L’homme de 47 ans n’est pas tombé dans les canalisations et autres tuyaux tout de suite. À 17 ans, il avait du fil et des aiguilles entre les doigts et travaillait dans le textile. Grâce à un dé à en découdre avec son avenir, il a décidé de prendre le chemin en épingle et de suivre des cours à l’IVTB avant de trouver de l’emploi à la Development Works Corporation (DWC), qui a fermé ses portes aujourd’hui. Cela, à la suite d’une «série de rapports défavorables sur la gestion financière de cet organisme parapublic», apprenionsnous au Parlement en 2007.

C’est grâce à Praveen Rama, un habitant d’Henrietta, contremaître à la DWC, qu’il se prend de passion pour le métier. «Il m’a tout appris, il m’a pris sous son aile, je tiens à le remercier.» Entre 1997 et 1998 il atterrit à Agaléga dans le cadre de son travail au sein du défunt organisme. Remontant l’allée des souvenirs, il se rappelle qu’il y avait 50 habitants sur l’archipel à cette époque. «Nou ti al konstrwir bann prémyé lakaz. Bann miray blok selman létwa profilaz. Disab pa pou kapav tini pwa dal, mem asterla.» De confier qu’alors, l’argent ne ‘circulait’ pas à Agaléga. «Kan ou al laboutik, banla koup lor ou lapay séki ounn asté. Kouma dir enn voucher kousma.»

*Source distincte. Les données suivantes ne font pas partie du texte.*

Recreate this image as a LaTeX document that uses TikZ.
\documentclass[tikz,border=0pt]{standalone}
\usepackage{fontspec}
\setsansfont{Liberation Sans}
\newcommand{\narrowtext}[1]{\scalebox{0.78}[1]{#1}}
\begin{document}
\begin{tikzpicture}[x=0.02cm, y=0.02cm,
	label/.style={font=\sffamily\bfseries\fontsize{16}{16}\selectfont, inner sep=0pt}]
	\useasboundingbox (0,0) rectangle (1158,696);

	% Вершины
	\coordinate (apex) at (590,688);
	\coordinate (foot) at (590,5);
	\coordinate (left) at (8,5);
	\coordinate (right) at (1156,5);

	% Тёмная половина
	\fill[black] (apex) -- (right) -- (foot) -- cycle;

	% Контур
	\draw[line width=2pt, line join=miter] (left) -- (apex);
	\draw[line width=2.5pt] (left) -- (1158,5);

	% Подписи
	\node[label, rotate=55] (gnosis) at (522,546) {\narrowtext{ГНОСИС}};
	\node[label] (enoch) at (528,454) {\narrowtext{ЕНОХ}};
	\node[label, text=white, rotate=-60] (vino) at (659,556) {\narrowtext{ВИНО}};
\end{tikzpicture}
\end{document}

Vishal s’occupait d’installer la plomberie dans ces maisonnettes. «Ti pé travay dépi lindi ziska samedi. Dan dimans, ti gagn enn ti répo, lerla nou ti al lapess, kass koko… Lavi zoli laba…» Y retournerait-il s’il avait le choix ? Non. Parce que désormais, il a son précieux «Coco» à la maison, son fils Keyan, qui a eu sept ans en janvier. S’il persévère dans la vie, c’est pour pouvoir offrir le meilleur à son enfant, celui qui a changé sa vie. «Tou séki mo fer zordi sé pou li, pou li kapav débrouyé, gagn enn zoli lavénir mem si mo pa la démin…»

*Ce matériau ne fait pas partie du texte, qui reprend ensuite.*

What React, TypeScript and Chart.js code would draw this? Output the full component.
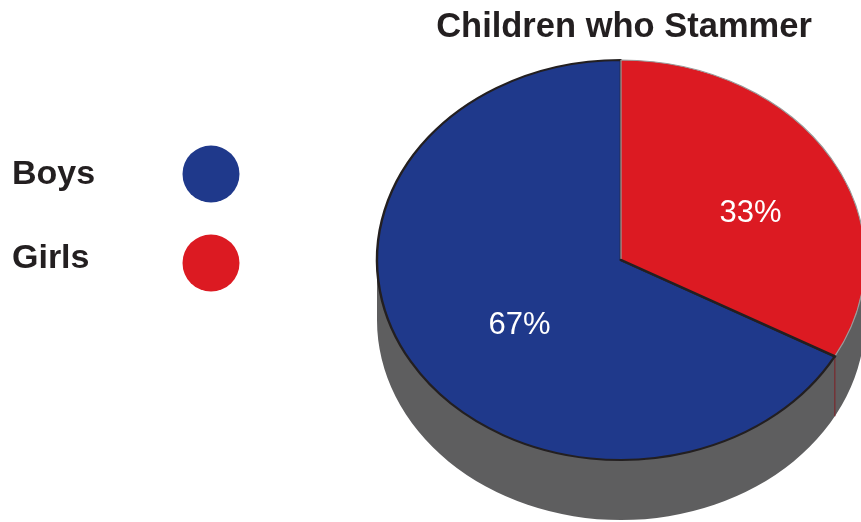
import React, { useEffect, useRef } from 'react';
import { Chart, registerables } from 'chart.js';

Chart.register(...registerables);

const TITLE = 'Children who Stammer';
const categories = ['Boys', 'Girls'];
const percentages = [67, 33];
const sliceColors = ['#1f398b', '#dc1a22'];
const sliceBorderColors = ['#231f20', '#9a9a9a'];
const sliceBorderWidths = [2, 1];
const SIDE_COLOR = '#5e5e5f';
const EDGE_COLOR = '#7a2a2e';
const TEXT_COLOR = '#231f20';

const W = 861;
const H = 522;
const FONT = '"Liberation Sans", Arial, Helvetica, sans-serif';
const SX = 1.22; // horizontal stretch turning the pie into an ellipse
const DEPTH = 60; // thickness of the 3D side
const LABEL_R = 0.55;
const LABEL_SHIFT_X = 14;
const LABEL_SHIFT_Y = 9;

function getPie(chart: any) {
  const meta = chart.getDatasetMeta(0);
  const arc: any = meta.data[0];
  return { cx: arc.x as number, cy: arc.y as number, r: arc.outerRadius as number, arcs: meta.data as any[] };
}

const pie3dPlugin = {
  id: 'pie3d',
  beforeDatasetsDraw(chart: any) {
    const ctx: CanvasRenderingContext2D = chart.ctx;
    const { cx, cy, r, arcs } = getPie(chart);
    ctx.save();
    ctx.translate(cx, cy);
    ctx.scale(SX, 1);
    ctx.translate(-cx, -cy);
    // side wall
    ctx.fillStyle = SIDE_COLOR;
    ctx.beginPath();
    ctx.moveTo(cx + r, cy);
    ctx.lineTo(cx + r, cy + DEPTH);
    ctx.arc(cx, cy + DEPTH, r, 0, Math.PI, false);
    ctx.lineTo(cx - r, cy);
    ctx.arc(cx, cy, r, Math.PI, 0, true);
    ctx.closePath();
    ctx.fill();
    // vertical edge where slices meet on the visible side
    const a = arcs[0].startAngle;
    const ex = cx + Math.cos(a) * r;
    const ey = cy + Math.sin(a) * r;
    if (Math.sin(a) > 0) {
      ctx.strokeStyle = EDGE_COLOR;
      ctx.lineWidth = 1;
      ctx.beginPath();
      ctx.moveTo(ex, ey);
      ctx.lineTo(ex, ey + DEPTH);
      ctx.stroke();
    }
    // keep transform active while the slices are drawn
  },
  afterDatasetsDraw(chart: any) {
    const ctx: CanvasRenderingContext2D = chart.ctx;
    const { cx, cy, r, arcs } = getPie(chart);
    // dark radial edge of the Boys slice, on top of the Girls slice
    const a = arcs[0].startAngle;
    ctx.strokeStyle = sliceBorderColors[0];
    ctx.lineWidth = 2.5;
    ctx.lineCap = 'round';
    ctx.beginPath();
    ctx.moveTo(cx, cy);
    ctx.lineTo(cx + Math.cos(a) * r, cy + Math.sin(a) * r);
    ctx.stroke();
    ctx.restore();

    ctx.save();
    ctx.fillStyle = '#ffffff';
    ctx.font = `31px ${FONT}`;
    ctx.textAlign = 'center';
    ctx.textBaseline = 'middle';
    arcs.forEach((arc: any, i: number) => {
      const mid = (arc.startAngle + arc.endAngle) / 2;
      const x = cx + Math.cos(mid) * r * LABEL_R * SX + LABEL_SHIFT_X;
      const y = cy + Math.sin(mid) * r * LABEL_R + LABEL_SHIFT_Y;
      ctx.fillText(`${percentages[i]}%`, x, y);
    });
    ctx.restore();
  },
  afterDraw(chart: any) {
    const ctx: CanvasRenderingContext2D = chart.ctx;
    ctx.save();
    ctx.fillStyle = TEXT_COLOR;
    ctx.font = `bold 34.5px ${FONT}`;
    ctx.textBaseline = 'alphabetic';
    ctx.textAlign = 'center';
    ctx.fillText(TITLE, 624, 37);
    ctx.font = `bold 34px ${FONT}`;
    ctx.textAlign = 'left';
    const legendY = [184, 268];
    const dotY = [174, 263];
    categories.forEach((c, i) => {
      ctx.fillStyle = TEXT_COLOR;
      ctx.fillText(c, 12, legendY[i]);
      ctx.fillStyle = sliceColors[i];
      ctx.beginPath();
      ctx.arc(211, dotY[i], 28.5, 0, Math.PI * 2);
      ctx.fill();
    });
    ctx.restore();
  },
};

export default function App() {
  const ref = useRef<HTMLCanvasElement>(null);
  useEffect(() => {
    const canvas = ref.current;
    if (!canvas) return;
    const rotation = (percentages[1] / percentages.reduce((s, v) => s + v, 0)) * 360;
    const chart = new Chart(canvas, {
      type: 'pie',
      data: {
        labels: categories,
        datasets: [
          {
            data: percentages,
            backgroundColor: sliceColors,
            borderColor: sliceBorderColors,
            borderWidth: sliceBorderWidths,
            clip: false as any,
          } as any,
        ],
      },
      options: {
        responsive: false,
        animation: false,
        devicePixelRatio: 1,
        events: [],
        rotation,
        layout: { padding: { left: 420, right: 39, top: 59, bottom: 61 } },
        plugins: {
          legend: { display: false },
          tooltip: { enabled: false },
          title: { display: false },
        },
      },
      plugins: [pie3dPlugin],
    });
    return () => chart.destroy();
  }, []);
  return (
    <div style={{ position: 'fixed', left: 0, top: 0, width: W, height: H, background: '#ffffff' }}>
      <canvas ref={ref} width={W} height={H} style={{ display: 'block', width: W, height: H }} />
    </div>
  );
}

Revenons au présent en faisant un petit détour par le passé. C’était il y a un peu moins d’un quart de siècle. Après la fermeture de la DWC, Vishal-Super Mario décide de se lancer à son propre compte. Sans Facebook, sans Instagram, les petites annonces n’étant pas encore tout à fait ‘à la mode’, c’est grâce aux «bout papyé kolé dan bann quincailleries ek niméro télefonn lorla» qu’il parvient à se faire une clientèle. Sa méticulosité et son professionnalisme font le reste, le bouche-à-oreille parvenant jusqu’au portemonnaie des clients qui apprécient le travail-bienfait-pour-pas-cher.

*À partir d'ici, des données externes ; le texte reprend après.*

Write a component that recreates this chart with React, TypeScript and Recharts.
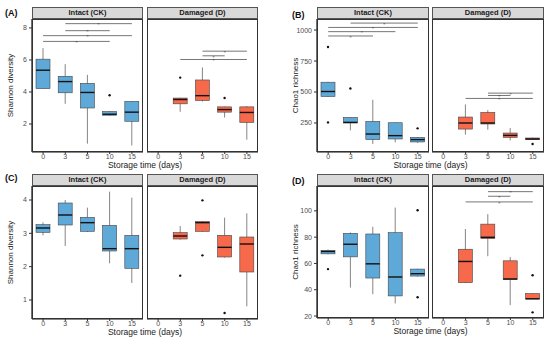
import { ComposedChart, Bar, XAxis, YAxis, ReferenceLine } from 'recharts';

const days = ['0', '3', '5', '10', '15'];

// box per day: [lower whisker, q1, median, q3, upper whisker]; null = no samples
const shannonCk = [[4.2, 4.21, 5.36, 6.05, 6.74], [3.26, 3.95, 4.65, 4.98, 5.74], [0.77, 3.0, 3.97, 4.54, 5.07], [2.52, 2.55, 2.61, 2.78, 2.8], [0.66, 2.17, 2.74, 3.41, 3.43]];
const shannonCkOut = [[], [], [], [3.8], []];
const shannonD = [null, [2.76, 3.26, 3.53, 3.62, 3.64], [3.4, 3.47, 3.77, 4.75, 5.53], [2.4, 2.74, 2.9, 3.07, 3.09], [1.02, 2.1, 2.72, 3.07, 3.12]];
const shannonDOut = [[], [4.9], [], [3.62], []];

const chaoCk = [[460, 464, 504, 579, 582], [191, 250, 255, 295, 298], [81, 116, 161, 263, 437], [94, 121, 148, 252, 254], [89, 97, 116, 134, 136]];
const chaoCkOut = [[863, 255], [528], [], [], [207]];
const chaoD = [null, [156, 201, 250, 298, 400], [196, 242, 250, 335, 354], [110, 134, 150, 169, 209], [114, 116, 121, 129, 131]];
const chaoDOut = [[], [], [], [], [81]];

const shannon2Ck = [[2.94, 3.03, 3.16, 3.26, 3.33], [2.62, 3.25, 3.55, 3.91, 4.0], [3.04, 3.06, 3.32, 3.48, 3.77], [2.1, 2.47, 2.54, 3.24, 4.25], [1.51, 1.95, 2.54, 2.94, 4.07]];
const shannon2CkOut = [[], [], [], [], []];
const shannon2D = [null, [2.81, 2.83, 2.92, 3.02, 3.22], [3.04, 3.06, 3.32, 3.35, 3.37], [2.27, 2.29, 2.58, 2.94, 3.47], [0.81, 1.84, 2.68, 2.89, 3.6]];
const shannon2DOut = [[], [1.73], [3.99, 2.34], [0.61], []];

const chao2Ck = [[67, 67.3, 69.1, 69.8, 70.6], [41.6, 65.0, 74.6, 82.9, 83.6], [36.6, 48.9, 59.7, 82.4, 87.9], [29.6, 35.3, 49.7, 83.4, 102.5], [50, 50.4, 52.2, 55.7, 56]];
const chao2CkOut = [[55.7], [], [], [], [100.5, 34.3]];
const chao2D = [null, [45, 45.4, 61.5, 70.8, 86.2], [65.5, 78.9, 79.9, 89.9, 97.5], [28.3, 47.7, 48.2, 62.0, 64.8], [32.8, 33, 33.1, 37.1, 37.4]];
const chao2DOut = [[], [], [], [], [51, 22.8]];

// significance brackets: [from day, to day, height]
const sigA_Ck = [['3', '15', 8.27], ['3', '10', 7.83], ['0', '15', 7.52], ['0', '10', 7.16]];
const sigA_D = [['5', '15', 6.55], ['5', '10', 6.26], ['3', '15', 6.03]];
const sigB_Ck = [['3', '15', 1056], ['0', '15', 1021], ['0', '10', 987], ['0', '5', 952]];
const sigB_D = [['5', '15', 491], ['5', '10', 472], ['3', '15', 448]];
const sigD_D = [['5', '15', 114.6], ['5', '10', 111.1], ['3', '15', 106.8]];

const BLUE = '#5fa9d9';
const RED = '#f7694b';
const FONT = '"Liberation Sans", Arial, sans-serif';

const makeRows = (boxes: any[], outs: number[][]) =>
  days.map((d, i) => ({
    day: d,
    range: boxes[i] ? [boxes[i][0], boxes[i][4]] : null,
    box: boxes[i],
    out: outs[i],
  }));

const BoxShape = (props: any) => {
  const { x, y, width, height, payload, color } = props;
  const b = payload && payload.box;
  if (!b) return null;
  const top = Math.min(y, y + height);
  const h = Math.abs(height);
  const lo = b[0];
  const hi = b[4];
  const py = (v: number) => top + (h * (hi - v)) / (hi - lo);
  const cx = x + width / 2;
  return (
    <g>
      <line x1={cx} x2={cx} y1={py(hi)} y2={py(lo)} stroke="#777" strokeWidth={0.9} />
      <rect x={x} y={py(b[3])} width={width} height={py(b[1]) - py(b[3])} fill={color} stroke="#444" strokeWidth={0.6} />
      <line x1={x} x2={x + width} y1={py(b[2])} y2={py(b[2])} stroke="#111" strokeWidth={1.4} />
      {payload.out.map((o: number, k: number) => (
        <circle key={k} cx={cx} cy={py(o)} r={1.2} fill="#111" />
      ))}
    </g>
  );
};

const Facet = ({ left, top, pw, ph, yw, domain, ticks, rows, color, sigs, title, stripTop, ytitle }: any) => (
  <>
    <div
      style={{
        position: 'absolute', left, top: stripTop, width: pw, height: top - stripTop,
        background: '#d9d9d9', border: '1px solid #555', boxSizing: 'border-box',
        font: `bold 7.5px ${FONT}`, color: '#1a1a1a', textAlign: 'center', lineHeight: `${top - stripTop - 2}px`,
      }}
    >
      {title}
    </div>
    <div style={{ position: 'absolute', left: left - yw, top }}>
      <ComposedChart width={pw + yw} height={ph + 14} data={rows} margin={{ top: 0, right: 0, bottom: 0, left: 0 }}>
        <XAxis
          dataKey="day" type="category" height={14} tickSize={2} tickMargin={0}
          tick={{ fontSize: 7, fill: '#4d4d4d', fontFamily: FONT }}
          axisLine={{ stroke: '#111', strokeWidth: 1.2 }} tickLine={{ stroke: '#333' }}
        />
        <YAxis
          hide={yw === 0} width={yw} type="number" domain={domain} ticks={ticks} allowDataOverflow
          tickSize={3} tickMargin={2}
          tick={{ fontSize: 7, fill: '#4d4d4d', fontFamily: FONT }}
          axisLine={{ stroke: '#111', strokeWidth: 1.2 }} tickLine={{ stroke: '#333' }}
          label={yw ? { value: ytitle, angle: -90, position: 'insideLeft', offset: yw - 22, style: { textAnchor: 'middle', fontSize: 8, fill: '#222', fontFamily: FONT } } : undefined}
        />
        {sigs.map((s: any, i: number) => (
          <ReferenceLine
            key={i}
            segment={[{ x: s[0], y: s[2] }, { x: s[1], y: s[2] }]}
            stroke="#666" strokeWidth={0.9}
            label={{ value: '*', position: 'center', fontSize: 5, fill: '#333', dy: 1 }}
          />
        ))}
        <Bar dataKey="range" barSize={14} isAnimationActive={false} shape={(p: any) => <BoxShape {...p} color={color} />} />
      </ComposedChart>
    </div>
    <div style={{ position: 'absolute', left, top, width: pw, height: ph, border: '1px solid #333', boxSizing: 'border-box', pointerEvents: 'none' }} />
  </>
);

const Panel = ({ tag, tagX, tagY, ckLeft, dLeft, pw, top, ph, stripTop, yw, domain, ticks, ck, d, sigCk, sigD, ytitle }: any) => (
  <>
    <div style={{ position: 'absolute', left: tagX, top: tagY, font: `bold 9px ${FONT}`, color: '#111' }}>{tag}</div>
    <Facet left={ckLeft} top={top} pw={pw} ph={ph} yw={yw} domain={domain} ticks={ticks} rows={ck} color={BLUE} sigs={sigCk} title="Intact (CK)" stripTop={stripTop} ytitle={ytitle} />
    <Facet left={dLeft} top={top} pw={pw} ph={ph} yw={0} domain={domain} ticks={ticks} rows={d} color={RED} sigs={sigD} title="Damaged (D)" stripTop={stripTop} />
    <div style={{ position: 'absolute', left: ckLeft, top: top + ph + 9, width: dLeft + pw - ckLeft, textAlign: 'center', font: `8.5px ${FONT}`, lineHeight: '8px', color: '#222' }}>
      Storage time (days)
    </div>
  </>
);

export default function App() {
  return (
    <div style={{ position: 'absolute', left: 0, top: 0, width: 550, height: 340, background: '#fff', overflow: 'hidden' }}>
      <Panel tag="(A)" tagX={5} tagY={8} ckLeft={32} dLeft={147} pw={111} top={19} ph={133} stripTop={7} yw={32}
        domain={[0.25, 8.56]} ticks={[2, 4, 6, 8]} ck={makeRows(shannonCk, shannonCkOut)} d={makeRows(shannonD, shannonDOut)}
        sigCk={sigA_Ck} sigD={sigA_D} ytitle="Shannon diversity" />
      <Panel tag="(B)" tagX={292} tagY={10} ckLeft={317} dLeft={432} pw={112} top={19} ph={133} stripTop={7} yw={42}
        domain={[16, 1089]} ticks={[250, 500, 750, 1000]} ck={makeRows(chaoCk, chaoCkOut)} d={makeRows(chaoD, chaoDOut)}
        sigCk={sigB_Ck} sigD={sigB_D} ytitle="Chao1 richness" />
      <Panel tag="(C)" tagX={5} tagY={173} ckLeft={32} dLeft={147} pw={111} top={186} ph={133} stripTop={174} yw={32}
        domain={[0.43, 4.42]} ticks={[1, 2, 3, 4]} ck={makeRows(shannon2Ck, shannon2CkOut)} d={makeRows(shannon2D, shannon2DOut)}
        sigCk={[]} sigD={[]} ytitle="Shannon diversity" />
      <Panel tag="(D)" tagX={292} tagY={176} ckLeft={317} dLeft={432} pw={112} top={186} ph={132} stripTop={174} yw={42}
        domain={[18.5, 118.9]} ticks={[20, 40, 60, 80, 100]} ck={makeRows(chao2Ck, chao2CkOut)} d={makeRows(chao2D, chao2DOut)}
        sigCk={[]} sigD={sigD_D} ytitle="Chao1 richness" />
    </div>
  );
}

N’empêche que trouver un ouvrier de nos jours n’est pas chose aisée. Sans parler des prix qui dévissent le pauvre compte en banque déjà entamé par l’inflation et les courses au supermarché. «À notre époque, on se refuse à croire que le plomb puisse être transformé en or... jusqu’au moment où on reçoit la facture du plombier», disait d’ailleurs à juste titre George Bernard Shaw (NdlA, ben quoi, on n’a plus le droit d’étaler de temps en temps notre savoir ?)

Plus sérieusement, comment expliquer cette ‘pénurie’ de plombiers, d’électriciens, de maçons, de jardiniers dignes de ce nom ? Comment expliquer le fait qu’il faille se couper un bras pour tailler sa haie? Derrière les buissons de l’incompréhension, Vishal a une explication. Si certains en abusent, le fait est que les gens qui exercent ces métiers se font rares. «Zeness zordi népli anvi travay. Kot mo resté Chebel, ena enn ta koumsa. Zot bizin kass vite, fasil. Zot rod travay fasil. Si travay lazourné, bizin payé tanto pou zot, pa pou atann lafin lasemenn ou lafin dimwa. Ladrog oussi pé fer ravaz… Li telman domaz…»

Dans son T-shirt gris à rayures rouges, son jean pratique, son sac à dos volumineux posé sur le siège passager de sa moto, le quadragénaire dégage un air de «je n’ai pas trop de temps à gaspiller merci d’accélérer la cadence de vos questions». C’est que les minutes qui passent sont précieuses pécuniairement. Combien d’argent se fait-il par mois ? Ses yeux se dirigent vers le plafond, le calcul est hésitant. «Sa dépann. Mé minimum Rs 30 000. Parfwa doublé parfwa lamwatié, sa dépann travay. Mo travay lindi à samedi, dimans mo gard pou lafami sof si éna irzans…»

Si comme tout le monde, l’argent y contribue, ce n’est pas sa principale source de bonheur. «Mo tipti Keyan, limem pli importan. Mo ena mo mama mo papa oussi ek nou mari happy. Mo bien kontan mo ti lavi…» Et Princesse Peach alors ? «Inn trouv li mé bon… Kapav létan oussi inn fer défo…» Nous n’en saurons pas plus, la pelle de l’indiscrétion ayant heurté un rocher en creusant.

Pince à la main, sourire énigmatique sur le visage, le Super Mario local s’en va réparer, colmater des brèches, défuiter des douchettes. Après avoir livré quelques tuyaux sur son quotidien.